According to Nirvana's official web site, the album will be released in a 4-CD/1-DVD Deluxe edition- containing "unreleased recordings, rarities, b-sides, BBC radio appearances, alternative mixes, rare live recordings and an unreleased concert in its entirety on DVD."  The official Nirvana website has also hinted that there will be other 20th anniversary events and releases throughout the remainder of the year.

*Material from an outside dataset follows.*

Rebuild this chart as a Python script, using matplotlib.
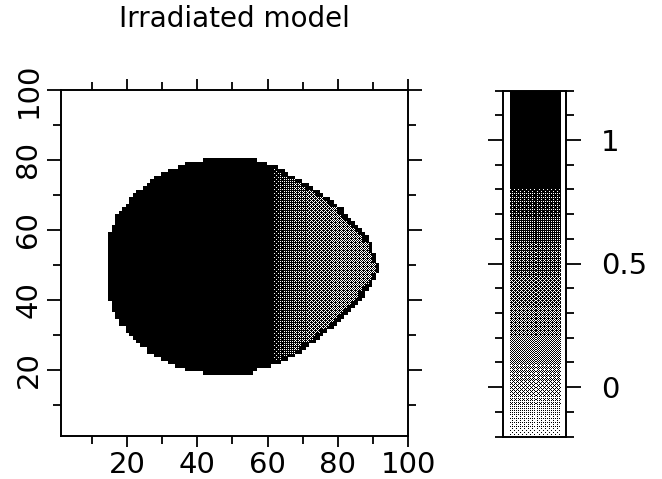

Ironically, the original album's breakout single, "Smells Like Teen Spirit" was only intended to generate interest, and the follow up single "Come As You Are" was expected to have the potential to be a hit by the record company. However, like most things surrounding Nirvana, things did not go as expected- "Smells Like Teen Spirit" took off like wildfire fueled by the constant airplay of the song's video on MTV. Kurt Cobain claims to have written the song as an attempt to write a something that sounded like the Pixies. It's hard to ascribe any real meaning to the lyrics, considering that Kurt Cobain admits to writing them literally minutes before recording the vocal tracks - then has gone on to make vague statements about how the song describes his thoughts and feelings about his generation, or about how the song is about the idea of a teenage revolution. Ultimately, I think that the idea of the song lyrics skirting the line between being a meaningful statement, and being basically meaningless is the key to it's appeal.